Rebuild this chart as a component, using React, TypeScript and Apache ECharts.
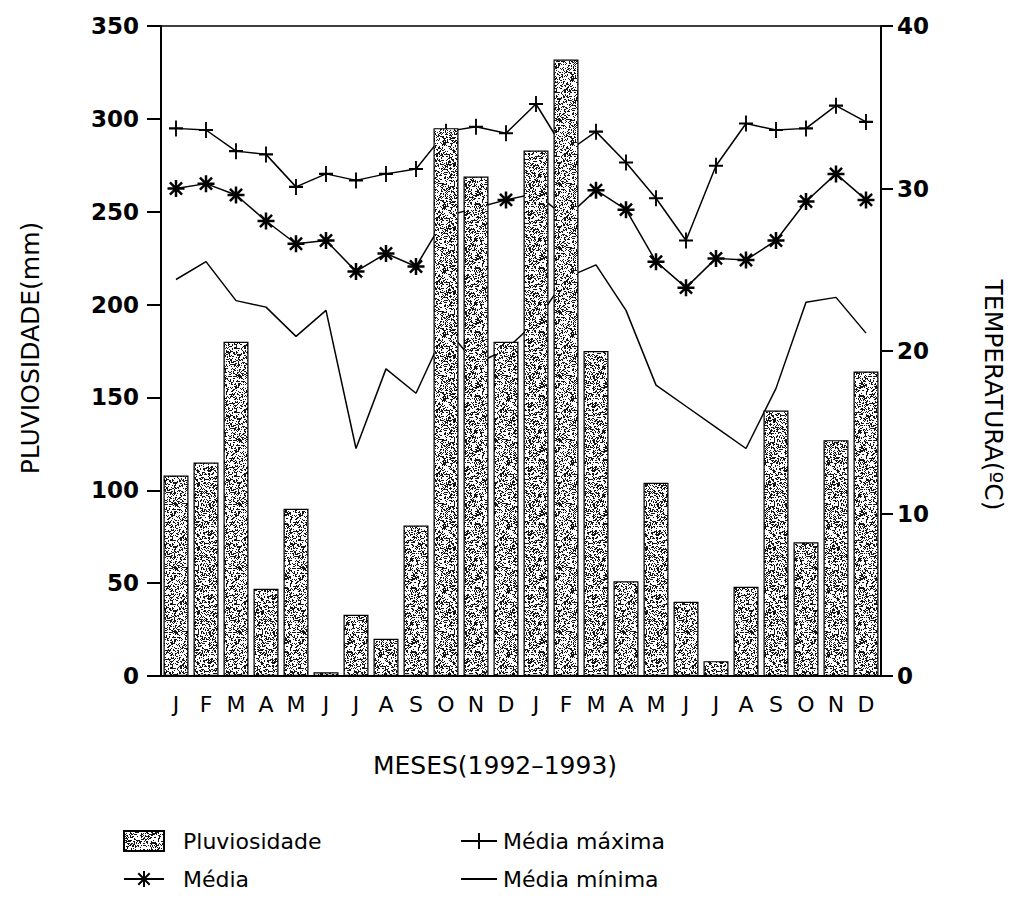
import React, { useEffect, useRef } from "react";
import * as echarts from "echarts";

// Months of 1992 and 1993
const months = ["J", "F", "M", "A", "M", "J", "J", "A", "S", "O", "N", "D", "J", "F", "M", "A", "M", "J", "J", "A", "S", "O", "N", "D"];

// Monthly rainfall (mm)
const rainfall = [108, 115, 180, 47, 90, 2, 33, 20, 81, 295, 269, 180, 283, 332, 175, 51, 104, 40, 8, 48, 143, 72, 127, 164];

// Temperatures (ºC)
const tempMax = [33.7, 33.6, 32.3, 32.1, 30.1, 30.9, 30.5, 30.9, 31.2, 33.5, 33.8, 33.4, 35.2, 32.2, 33.5, 31.6, 29.4, 26.8, 31.4, 34.0, 33.6, 33.7, 35.1, 34.1];
const tempMean = [30.0, 30.3, 29.6, 28.0, 26.6, 26.8, 24.9, 26.0, 25.2, 28.3, 28.8, 29.3, 29.7, 28.2, 29.9, 28.7, 25.5, 23.9, 25.7, 25.6, 26.8, 29.2, 30.9, 29.3];
const tempMin = [24.4, 25.5, 23.1, 22.7, 20.9, 22.5, 14.0, 18.9, 17.4, 21.4, 19.2, 20.1, 21.8, 24.5, 25.3, 22.5, 17.9, 16.6, 15.3, 14.0, 17.7, 23.0, 23.3, 21.1];

const rainTicks = { min: 0, max: 350, interval: 50 };
const tempTicks = { min: 0, max: 40, interval: 10 };

const PLUS = "path://M7,0L7,16M0,8L14,8";
const ASTERISK = "path://M8,0L8,16M0,8L16,8M2.3,2.3L13.7,13.7M13.7,2.3L2.3,13.7";

// Fine stippled texture for the rainfall bars (deterministic xorshift noise)
function makeStipple(): HTMLCanvasElement {
  const size = 64;
  const c = document.createElement("canvas");
  c.width = size;
  c.height = size;
  const ctx = c.getContext("2d")!;
  ctx.fillStyle = "#ffffff";
  ctx.fillRect(0, 0, size, size);
  ctx.fillStyle = "#151515";
  let s = 2463534242;
  const next = () => {
    s ^= s << 13;
    s ^= s >>> 17;
    s ^= s << 5;
    return (s >>> 0) % 1000;
  };
  for (let y = 0; y < size; y++) {
    for (let x = 0; x < size; x++) {
      const v = next();
      if (v < 300) ctx.fillRect(x, y, 1, 1);
      else if (v < 340) ctx.fillRect(x, y, 2, 1);
    }
  }
  return c;
}

const FONT = "DejaVu Sans";

export default function App() {
  const ref = useRef<HTMLDivElement>(null);

  useEffect(() => {
    if (!ref.current) return;
    const chart = echarts.init(ref.current, undefined, { renderer: "svg" });
    const tex = makeStipple();
    const stipple: any = { image: tex, repeat: "repeat", imageWidth: tex.width, imageHeight: tex.height };

    const axisLine = { show: true, lineStyle: { color: "#000", width: 2 } };

    chart.setOption({
      animation: false,
      backgroundColor: "#fff",
      grid: {
        left: 161,
        right: 144,
        top: 26,
        bottom: 241,
        show: true,
        borderColor: "#000",
        borderWidth: 1.5,
        backgroundColor: "transparent",
      },
      xAxis: {
        type: "category",
        data: months,
        boundaryGap: true,
        axisLine,
        axisTick: { show: false },
        axisLabel: { color: "#000", fontSize: 22, fontFamily: FONT, margin: 17, interval: 0 },
      },
      yAxis: [
        {
          type: "value",
          ...rainTicks,
          position: "left",
          axisLine,
          axisTick: { show: true, length: 14, inside: false, lineStyle: { color: "#000", width: 2 } },
          axisLabel: { color: "#000", fontSize: 23, fontWeight: "bold", fontFamily: FONT, margin: 22 },
          splitLine: { show: false },
        },
        {
          type: "value",
          ...tempTicks,
          position: "right",
          axisLine,
          axisTick: { show: true, length: 12, inside: false, lineStyle: { color: "#000", width: 2 } },
          axisLabel: { color: "#000", fontSize: 23, fontWeight: "bold", fontFamily: FONT, margin: 16 },
          splitLine: { show: false },
        },
      ],
      legend: [
        {
          orient: "vertical",
          left: 118,
          top: 825,
          itemWidth: 40,
          itemHeight: 20,
          itemGap: 16,
          data: [{ name: "Pluviosidade", icon: "rect" }, { name: "Média" }],
          textStyle: { color: "#000", fontSize: 22, fontFamily: FONT, padding: [0, 0, 0, 14] },
        },
        {
          orient: "vertical",
          left: 455,
          top: 825,
          itemWidth: 36,
          itemHeight: 20,
          itemGap: 16,
          data: ["Média máxima", "Média mínima"],
          textStyle: { color: "#000", fontSize: 22, fontFamily: FONT, padding: [0, 0, 0, 1] },
        },
      ],
      graphic: [
        {
          type: "text",
          x: 30,
          y: 348,
          rotation: Math.PI / 2,
          style: { text: "PLUVIOSIDADE(mm)", fontSize: 25, fontFamily: FONT, fill: "#000", textAlign: "center", textVerticalAlign: "middle" },
        },
        {
          type: "text",
          x: 993,
          y: 395,
          rotation: -Math.PI / 2,
          style: { text: "TEMPERATURA(ºC)", fontSize: 25, fontFamily: FONT, fill: "#000", textAlign: "center", textVerticalAlign: "middle" },
        },
        {
          type: "text",
          x: 495,
          y: 765,
          style: { text: "MESES(1992–1993)", fontSize: 25, fontFamily: FONT, fill: "#000", textAlign: "center", textVerticalAlign: "middle" },
        },
      ],
      series: [
        {
          name: "Pluviosidade",
          type: "bar",
          yAxisIndex: 0,
          data: rainfall,
          barWidth: 25,
          z: 3,
          itemStyle: { color: stipple, borderColor: "#000", borderWidth: 1.2 },
        },
        {
          name: "Média máxima",
          type: "line",
          yAxisIndex: 1,
          data: tempMax,
          z: 2,
          symbol: PLUS,
          symbolSize: [14, 16],
          lineStyle: { color: "#000", width: 1.5 },
          itemStyle: { color: "#000", borderColor: "#000", borderWidth: 2 },
        },
        {
          name: "Média",
          type: "line",
          yAxisIndex: 1,
          data: tempMean,
          z: 2,
          symbol: ASTERISK,
          symbolSize: 17,
          lineStyle: { color: "#000", width: 1.5 },
          itemStyle: { color: "#000", borderColor: "#000", borderWidth: 2.5 },
        },
        {
          name: "Média mínima",
          type: "line",
          yAxisIndex: 1,
          data: tempMin,
          z: 2,
          symbol: "circle",
          showSymbol: false,
          lineStyle: { color: "#000", width: 1.5 },
          itemStyle: { color: "rgba(0,0,0,0)", borderWidth: 0 },
        },
      ],
    });

    return () => chart.dispose();
  }, []);

  return <div ref={ref} style={{ position: "absolute", left: 0, top: 0, width: 1025, height: 917 }} />;
}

···

→ **Problem to solve**
Without the images, write out each line of the data verbatim.

→ **Final answer**
Rebuild this chart as a component, using React, TypeScript and Apache ECharts.
import React, { useEffect, useRef } from "react";
import * as echarts from "echarts";

// Months of 1992 and 1993
const months = ["J", "F", "M", "A", "M", "J", "J", "A", "S", "O", "N", "D", "J", "F", "M", "A", "M", "J", "J", "A", "S", "O", "N", "D"];

// Monthly rainfall (mm)
const rainfall = [108, 115, 180, 47, 90, 2, 33, 20, 81, 295, 269, 180, 283, 332, 175, 51, 104, 40, 8, 48, 143, 72, 127, 164];

// Temperatures (ºC)
const tempMax = [33.7, 33.6, 32.3, 32.1, 30.1, 30.9, 30.5, 30.9, 31.2, 33.5, 33.8, 33.4, 35.2, 32.2, 33.5, 31.6, 29.4, 26.8, 31.4, 34.0, 33.6, 33.7, 35.1, 34.1];
const tempMean = [30.0, 30.3, 29.6, 28.0, 26.6, 26.8, 24.9, 26.0, 25.2, 28.3, 28.8, 29.3, 29.7, 28.2, 29.9, 28.7, 25.5, 23.9, 25.7, 25.6, 26.8, 29.2, 30.9, 29.3];
const tempMin = [24.4, 25.5, 23.1, 22.7, 20.9, 22.5, 14.0, 18.9, 17.4, 21.4, 19.2, 20.1, 21.8, 24.5, 25.3, 22.5, 17.9, 16.6, 15.3, 14.0, 17.7, 23.0, 23.3, 21.1];

const rainTicks = { min: 0, max: 350, interval: 50 };
const tempTicks = { min: 0, max: 40, interval: 10 };

const PLUS = "path://M7,0L7,16M0,8L14,8";
const ASTERISK = "path://M8,0L8,16M0,8L16,8M2.3,2.3L13.7,13.7M13.7,2.3L2.3,13.7";

// Fine stippled texture for the rainfall bars (deterministic xorshift noise)
function makeStipple(): HTMLCanvasElement {
  const size = 64;
  const c = document.createElement("canvas");
  c.width = size;
  c.height = size;
  const ctx = c.getContext("2d")!;
  ctx.fillStyle = "#ffffff";
  ctx.fillRect(0, 0, size, size);
  ctx.fillStyle = "#151515";
  let s = 2463534242;
  const next = () => {
    s ^= s << 13;
    s ^= s >>> 17;
    s ^= s << 5;
    return (s >>> 0) % 1000;
  };
  for (let y = 0; y < size; y++) {
    for (let x = 0; x < size; x++) {
      const v = next();
      if (v < 300) ctx.fillRect(x, y, 1, 1);
      else if (v < 340) ctx.fillRect(x, y, 2, 1);
    }
  }
  return c;
}

const FONT = "DejaVu Sans";

export default function App() {
  const ref = useRef<HTMLDivElement>(null);

  useEffect(() => {
    if (!ref.current) return;
    const chart = echarts.init(ref.current, undefined, { renderer: "svg" });
    const tex = makeStipple();
    const stipple: any = { image: tex, repeat: "repeat", imageWidth: tex.width, imageHeight: tex.height };

    const axisLine = { show: true, lineStyle: { color: "#000", width: 2 } };

    chart.setOption({
      animation: false,
      backgroundColor: "#fff",
      grid: {
        left: 161,
        right: 144,
        top: 26,
        bottom: 241,
        show: true,
        borderColor: "#000",
        borderWidth: 1.5,
        backgroundColor: "transparent",
      },
      xAxis: {
        type: "category",
        data: months,
        boundaryGap: true,
        axisLine,
        axisTick: { show: false },
        axisLabel: { color: "#000", fontSize: 22, fontFamily: FONT, margin: 17, interval: 0 },
      },
      yAxis: [
        {
          type: "value",
          ...rainTicks,
          position: "left",
          axisLine,
          axisTick: { show: true, length: 14, inside: false, lineStyle: { color: "#000", width: 2 } },
          axisLabel: { color: "#000", fontSize: 23, fontWeight: "bold", fontFamily: FONT, margin: 22 },
          splitLine: { show: false },
        },
        {
          type: "value",
          ...tempTicks,
          position: "right",
          axisLine,
          axisTick: { show: true, length: 12, inside: false, lineStyle: { color: "#000", width: 2 } },
          axisLabel: { color: "#000", fontSize: 23, fontWeight: "bold", fontFamily: FONT, margin: 16 },
          splitLine: { show: false },
        },
      ],
      legend: [
        {
          orient: "vertical",
          left: 118,
          top: 825,
          itemWidth: 40,
          itemHeight: 20,
          itemGap: 16,
          data: [{ name: "Pluviosidade", icon: "rect" }, { name: "Média" }],
          textStyle: { color: "#000", fontSize: 22, fontFamily: FONT, padding: [0, 0, 0, 14] },
        },
        {
          orient: "vertical",
          left: 455,
          top: 825,
          itemWidth: 36,
          itemHeight: 20,
          itemGap: 16,
          data: ["Média máxima", "Média mínima"],
          textStyle: { color: "#000", fontSize: 22, fontFamily: FONT, padding: [0, 0, 0, 1] },
        },
      ],
      graphic: [
        {
          type: "text",
          x: 30,
          y: 348,
          rotation: Math.PI / 2,
          style: { text: "PLUVIOSIDADE(mm)", fontSize: 25, fontFamily: FONT, fill: "#000", textAlign: "center", textVerticalAlign: "middle" },
        },
        {
          type: "text",
          x: 993,
          y: 395,
          rotation: -Math.PI / 2,
          style: { text: "TEMPERATURA(ºC)", fontSize: 25, fontFamily: FONT, fill: "#000", textAlign: "center", textVerticalAlign: "middle" },
        },
        {
          type: "text",
          x: 495,
          y: 765,
          style: { text: "MESES(1992–1993)", fontSize: 25, fontFamily: FONT, fill: "#000", textAlign: "center", textVerticalAlign: "middle" },
        },
      ],
      series: [
        {
          name: "Pluviosidade",
          type: "bar",
          yAxisIndex: 0,
          data: rainfall,
          barWidth: 25,
          z: 3,
          itemStyle: { color: stipple, borderColor: "#000", borderWidth: 1.2 },
        },
        {
          name: "Média máxima",
          type: "line",
          yAxisIndex: 1,
          data: tempMax,
          z: 2,
          symbol: PLUS,
          symbolSize: [14, 16],
          lineStyle: { color: "#000", width: 1.5 },
          itemStyle: { color: "#000", borderColor: "#000", borderWidth: 2 },
        },
        {
          name: "Média",
          type: "line",
          yAxisIndex: 1,
          data: tempMean,
          z: 2,
          symbol: ASTERISK,
          symbolSize: 17,
          lineStyle: { color: "#000", width: 1.5 },
          itemStyle: { color: "#000", borderColor: "#000", borderWidth: 2.5 },
        },
        {
          name: "Média mínima",
          type: "line",
          yAxisIndex: 1,
          data: tempMin,
          z: 2,
          symbol: "circle",
          showSymbol: false,
          lineStyle: { color: "#000", width: 1.5 },
          itemStyle: { color: "rgba(0,0,0,0)", borderWidth: 0 },
        },
      ],
    });

    return () => chart.dispose();
  }, []);

  return <div ref={ref} style={{ position: "absolute", left: 0, top: 0, width: 1025, height: 917 }} />;
}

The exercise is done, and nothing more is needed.